Their libraries of chess books always crave additions, although they prefer browsing at tournament bookstalls to having books bought for them. Even if you gift-wrapped the complete boxed set of five books on Kasparov's games at pounds 24.99 from Cadogan Books, your chess player will probably snort something to the effect that they would have bought it themselves had they wanted it.

If you are determined to buy a book, I would recommend If on a winter's night, a traveller by Italo Calvino (Minerva, pounds 5.99). It has nothing to do with chess, but is exactly the sort of thing to appeal to a chess player. With each chapter apparently coming from a different novel, the reader appearing as one of the characters, and none of the loose ends ever tied up, the whole ramble is exactly the sort of thinking chess players do all the time. Of course it's not as chessy as Calvino's Invisible Cities (a point that should be made on the accompanying card) but Minerva don't expect the paperback reprint until 1995.

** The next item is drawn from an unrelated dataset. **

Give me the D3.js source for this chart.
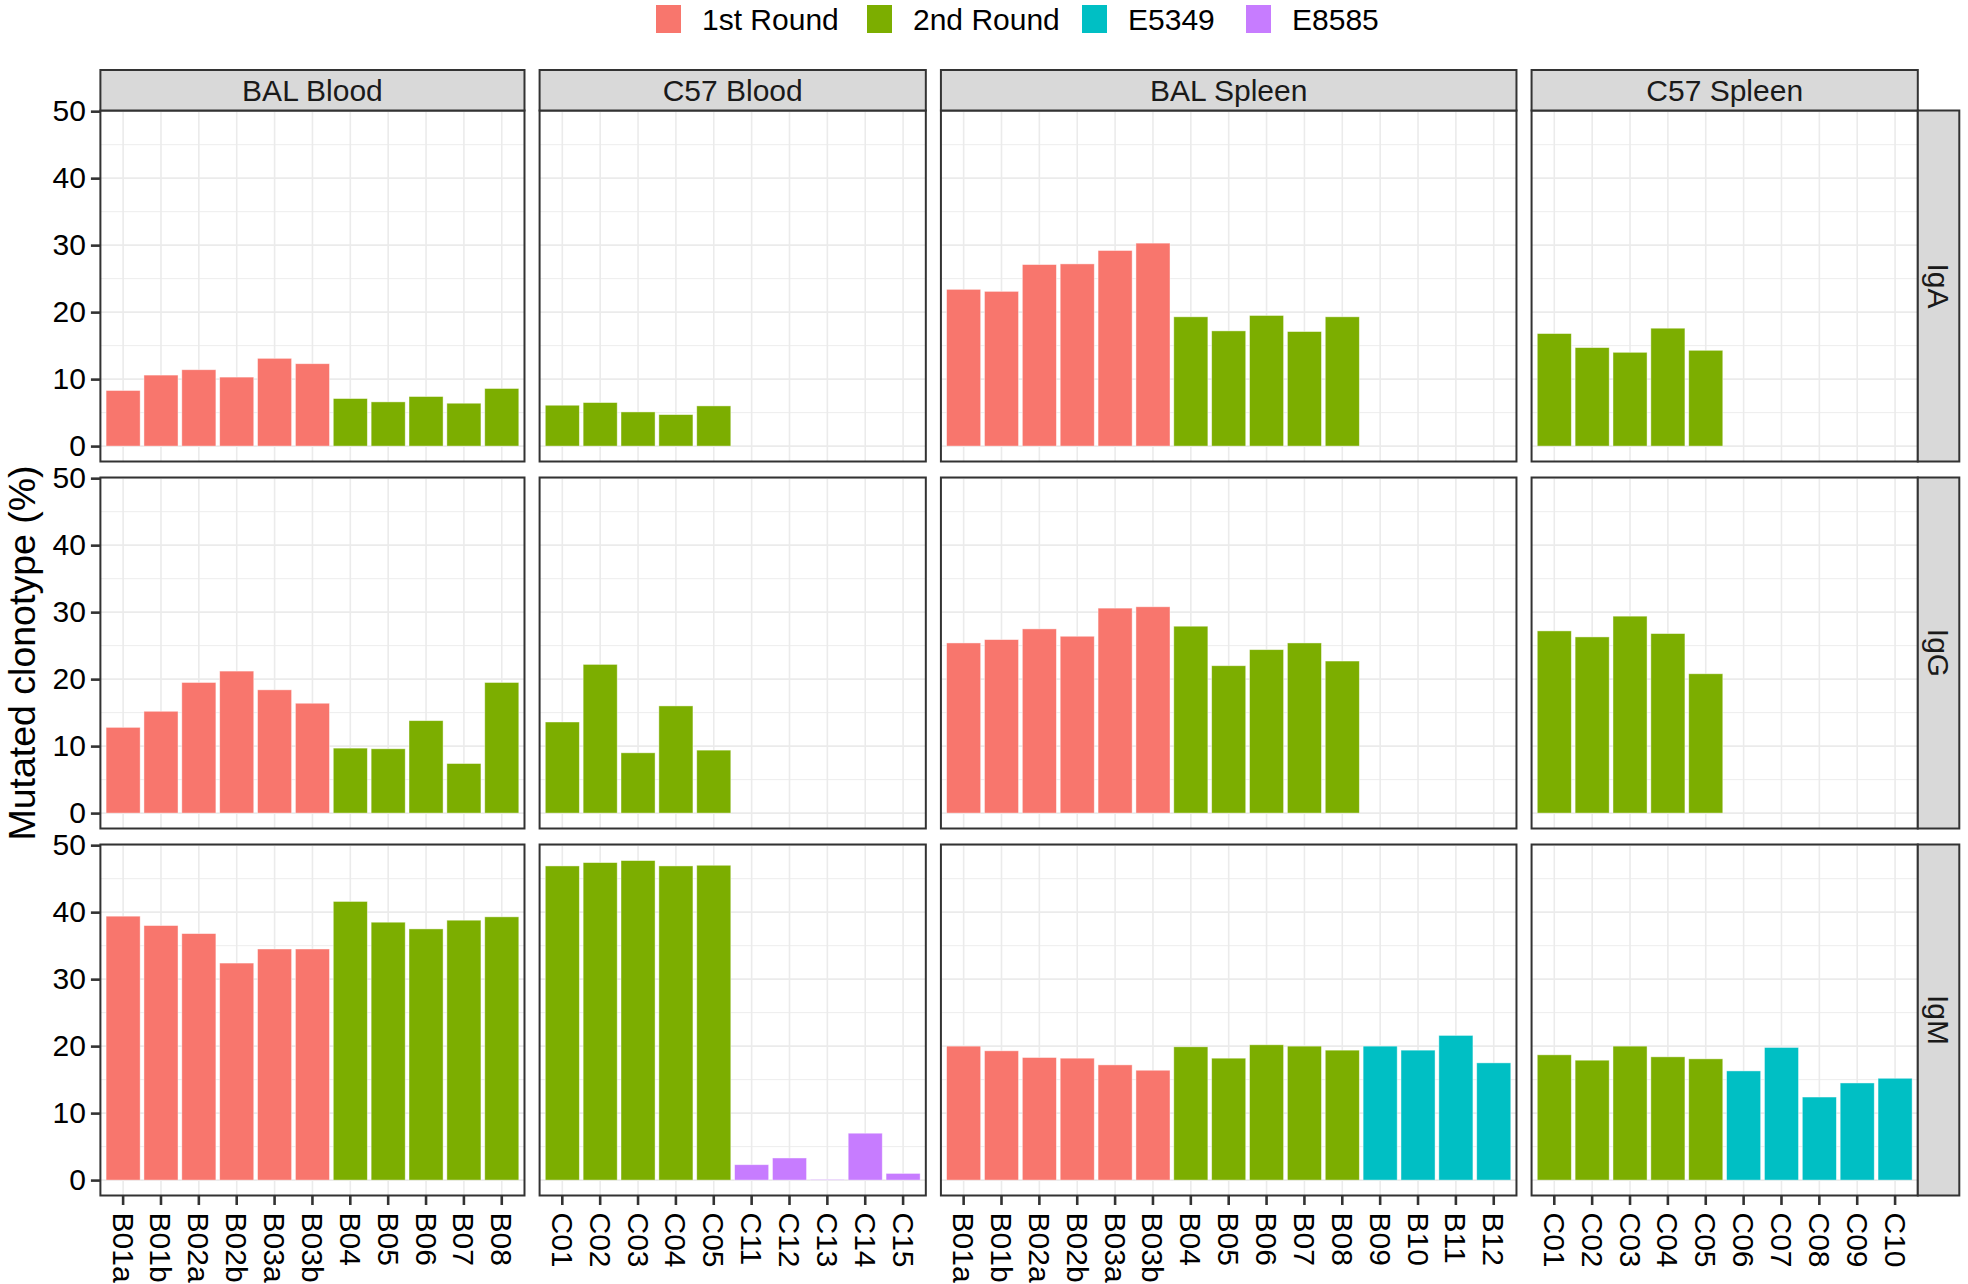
<!DOCTYPE html>
<html><head><meta charset="utf-8">
<script src="https://cdn.jsdelivr.net/npm/d3@7"></script>
<style>body{margin:0;background:#fff}text{font-family:"Liberation Sans",Arial,Helvetica,sans-serif}</style>
</head><body><svg id="c" width="1968" height="1284"></svg>
<script>
// ---------- data ----------
const groups = ["1st Round", "2nd Round", "E5349", "E8585"];
const groupColors = ["#F8766D", "#7CAE00", "#00BFC4", "#C77CFF"];
const tissues = ["BAL Blood", "C57 Blood", "BAL Spleen", "C57 Spleen"];
const isotypes = ["IgA", "IgG", "IgM"];
const yTicks = [0, 10, 20, 30, 40, 50];

const balBloodSamples = ["B01a","B01b","B02a","B02b","B03a","B03b","B04","B05","B06","B07","B08"];
const balBloodGroups  = ["1st Round","1st Round","1st Round","1st Round","1st Round","1st Round","2nd Round","2nd Round","2nd Round","2nd Round","2nd Round"];
const balBloodIgA = [8.3, 10.6, 11.4, 10.3, 13.1, 12.3, 7.1, 6.6, 7.4, 6.4, 8.6];
const balBloodIgG = [12.8, 15.2, 19.5, 21.2, 18.4, 16.4, 9.7, 9.6, 13.8, 7.4, 19.5];
const balBloodIgM = [39.4, 38.0, 36.8, 32.4, 34.5, 34.5, 41.6, 38.5, 37.5, 38.8, 39.3];

const c57BloodSamples = ["C01","C02","C03","C04","C05","C11","C12","C13","C14","C15"];
const c57BloodGroups  = ["2nd Round","2nd Round","2nd Round","2nd Round","2nd Round","E8585","E8585","E8585","E8585","E8585"];
const c57BloodIgA = [6.1, 6.5, 5.1, 4.7, 6.0, null, null, null, null, null];
const c57BloodIgG = [13.6, 22.2, 9.0, 16.0, 9.4, null, null, null, null, null];
const c57BloodIgM = [46.9, 47.4, 47.7, 46.9, 47.0, 2.3, 3.3, 0.1, 7.0, 1.0];

const balSpleenSamples = ["B01a","B01b","B02a","B02b","B03a","B03b","B04","B05","B06","B07","B08","B09","B10","B11","B12"];
const balSpleenGroups  = ["1st Round","1st Round","1st Round","1st Round","1st Round","1st Round","2nd Round","2nd Round","2nd Round","2nd Round","2nd Round","E5349","E5349","E5349","E5349"];
const balSpleenIgA = [23.4, 23.1, 27.1, 27.2, 29.2, 30.3, 19.3, 17.2, 19.5, 17.1, 19.3, null, null, null, null];
const balSpleenIgG = [25.4, 25.9, 27.5, 26.4, 30.6, 30.8, 27.9, 22.0, 24.4, 25.4, 22.7, null, null, null, null];
const balSpleenIgM = [20.0, 19.3, 18.3, 18.2, 17.2, 16.4, 19.9, 18.2, 20.2, 20.0, 19.4, 20.0, 19.4, 21.6, 17.5];

const c57SpleenSamples = ["C01","C02","C03","C04","C05","C06","C07","C08","C09","C10"];
const c57SpleenGroups  = ["2nd Round","2nd Round","2nd Round","2nd Round","2nd Round","E5349","E5349","E5349","E5349","E5349"];
const c57SpleenIgA = [16.8, 14.7, 14.0, 17.6, 14.3, null, null, null, null, null];
const c57SpleenIgG = [27.2, 26.3, 29.4, 26.8, 20.8, null, null, null, null, null];
const c57SpleenIgM = [18.7, 17.9, 20.0, 18.4, 18.1, 16.3, 19.8, 12.4, 14.5, 15.2];

// tables built from the arrays above
const colSamples = [balBloodSamples, c57BloodSamples, balSpleenSamples, c57SpleenSamples];
const colGroups  = [balBloodGroups, c57BloodGroups, balSpleenGroups, c57SpleenGroups];
const values = [
  [balBloodIgA, c57BloodIgA, balSpleenIgA, c57SpleenIgA],
  [balBloodIgG, c57BloodIgG, balSpleenIgG, c57SpleenIgG],
  [balBloodIgM, c57BloodIgM, balSpleenIgM, c57SpleenIgM]
];

// ---------- layout ----------
const svg = d3.select("#c");
const plotLeft = 100.4, plotRight = 1917.8, hGap = 15.1;
const rowTop0 = 110.5, rowH = 351, vGap = 16;
const stripTop = 70, stripRightW = 41.5;
const unitsPer = colSamples.map(s => s.length + 0.2);
const unit = (plotRight - plotLeft - hGap * 3) / d3.sum(unitsPer);
const colX = [];
let cx = plotLeft;
unitsPer.forEach(u => { colX.push([cx, cx + u * unit]); cx += u * unit + hGap; });
const rowY = isotypes.map((_, i) => [rowTop0 + i * (rowH + vGap), rowTop0 + i * (rowH + vGap) + rowH]);

const color = d3.scaleOrdinal().domain(groups).range(groupColors);
const font = 30;
const gridCol = "#EBEBEB";
const dark = "#333333";

// ---------- legend ----------
const legendKeyX = [656, 867, 1082, 1246];
const lg = svg.append("g");
groups.forEach((g, i) => {
  lg.append("rect").attr("x", legendKeyX[i]).attr("y", 5).attr("width", 25).attr("height", 28)
    .attr("fill", color(g));
  lg.append("text").attr("x", legendKeyX[i] + 46).attr("y", 19).attr("dy", "0.35em")
    .attr("font-size", font).attr("fill", "#000").text(g);
});

// ---------- panels ----------
isotypes.forEach((iso, r) => {
  const [y0, y1] = rowY[r];
  const y = d3.scaleLinear().domain([-2.3, 50.1]).range([y1, y0]);
  tissues.forEach((tis, c) => {
    const [x0, x1] = colX[c];
    const x = d3.scaleBand().domain(colSamples[c]).range([x0, x1]).paddingInner(0.1).paddingOuter(0.15);
    const g = svg.append("g");
    g.append("rect").attr("x", x0).attr("y", y0).attr("width", x1 - x0).attr("height", y1 - y0).attr("fill", "#fff");
    // minor y grid
    d3.range(5, 50, 10).forEach(v => {
      g.append("line").attr("x1", x0).attr("x2", x1).attr("y1", y(v)).attr("y2", y(v))
        .attr("stroke", gridCol).attr("stroke-width", 0.9);
    });
    // major y grid
    yTicks.forEach(v => {
      g.append("line").attr("x1", x0).attr("x2", x1).attr("y1", y(v)).attr("y2", y(v))
        .attr("stroke", gridCol).attr("stroke-width", 1.6);
    });
    // x grid
    colSamples[c].forEach(s => {
      const xc = x(s) + x.bandwidth() / 2;
      g.append("line").attr("x1", xc).attr("x2", xc).attr("y1", y0).attr("y2", y1)
        .attr("stroke", gridCol).attr("stroke-width", 1.6);
    });
    // bars
    const data = colSamples[c].map((s, i) => ({ s, grp: colGroups[c][i], v: values[r][c][i] }))
      .filter(d => d.v !== null);
    g.selectAll("rect.bar").data(data).enter().append("rect").attr("class", "bar")
      .attr("x", d => x(d.s)).attr("width", x.bandwidth())
      .attr("y", d => y(d.v)).attr("height", d => y(0) - y(d.v))
      .attr("fill", d => color(d.grp))
      .attr("stroke", "#fff").attr("stroke-width", 0.8).attr("stroke-opacity", 0.55);
    // border
    g.append("rect").attr("x", x0).attr("y", y0).attr("width", x1 - x0).attr("height", y1 - y0)
      .attr("fill", "none").attr("stroke", dark).attr("stroke-width", 2);

    // y axis on first column
    if (c === 0) {
      const ax = svg.append("g").attr("transform", `translate(${x0},0)`)
        .call(d3.axisLeft(y).tickValues(yTicks).tickSize(9.5).tickPadding(5).tickFormat(d3.format("d")));
      ax.select(".domain").remove();
      ax.selectAll(".tick line").attr("stroke", dark).attr("stroke-width", 2.6);
      ax.selectAll(".tick text").attr("font-size", font).attr("fill", "#000")
        .attr("font-family", '"Liberation Sans",Arial,sans-serif');
    }
    // x axis on bottom row
    if (r === isotypes.length - 1) {
      const ax = svg.append("g").attr("transform", `translate(0,${y1})`)
        .call(d3.axisBottom(x).tickSize(9.5).tickPadding(0));
      ax.select(".domain").remove();
      ax.selectAll(".tick line").attr("stroke", dark).attr("stroke-width", 2.6);
      ax.selectAll(".tick text").attr("font-size", font).attr("fill", "#000")
        .attr("font-family", '"Liberation Sans",Arial,sans-serif')
        .attr("text-anchor", "start").attr("dy", null).attr("y", null)
        .attr("dominant-baseline", "central")
        .attr("transform", "translate(0,17) rotate(90)");
    }
    // top strips
    if (r === 0) {
      svg.append("rect").attr("x", x0).attr("y", stripTop).attr("width", x1 - x0).attr("height", y0 - stripTop)
        .attr("fill", "#D9D9D9").attr("stroke", dark).attr("stroke-width", 2);
      svg.append("text").attr("x", (x0 + x1) / 2).attr("y", (stripTop + y0) / 2).attr("dy", "0.35em")
        .attr("text-anchor", "middle").attr("font-size", font).attr("fill", "#1A1A1A").text(tis);
    }
  });
  // right strip
  const sx = plotRight;
  svg.append("rect").attr("x", sx).attr("y", y0).attr("width", stripRightW).attr("height", y1 - y0)
    .attr("fill", "#D9D9D9").attr("stroke", dark).attr("stroke-width", 2);
  svg.append("text").attr("transform", `translate(${sx + stripRightW / 2},${(y0 + y1) / 2}) rotate(90)`)
    .attr("dy", "0.35em").attr("text-anchor", "middle").attr("font-size", font).attr("fill", "#1A1A1A").text(iso);
});

// y axis title
svg.append("text").attr("transform", `translate(22,${(rowY[0][0] + rowY[2][1]) / 2}) rotate(-90)`)
  .attr("dy", "0.35em").attr("text-anchor", "middle").attr("font-size", 37.5).attr("fill", "#000")
  .text("Mutated clonotype (%)");
</script></body></html>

If you are prepared to spend a little more, your chess player would probably appreciate some of the endgame databases now available on CD-Rom. You can now have an analysis of, among others, all possible positions with king, rook and bishop against king and rook, together with an instant assessment of whether any particular position can be won and how many moves it takes to do so. And all for less than pounds 100 (from CB Software, 081- 959 0670) unless you include the hardware needed to use it, which pushes the cost up to around pounds 1,500.

Finally, to help your chess player unleash his aggression without hurting anyone, we can recommend a plastic crossbow: the NERF bow and arrow, which comes complete with almost harmless polystyrene bolts for around pounds 20. Quite apart from its aggression potential, 'Nerf' is just the sort of word chess players like, and the toy itself drives Yorkshire terriers crazy.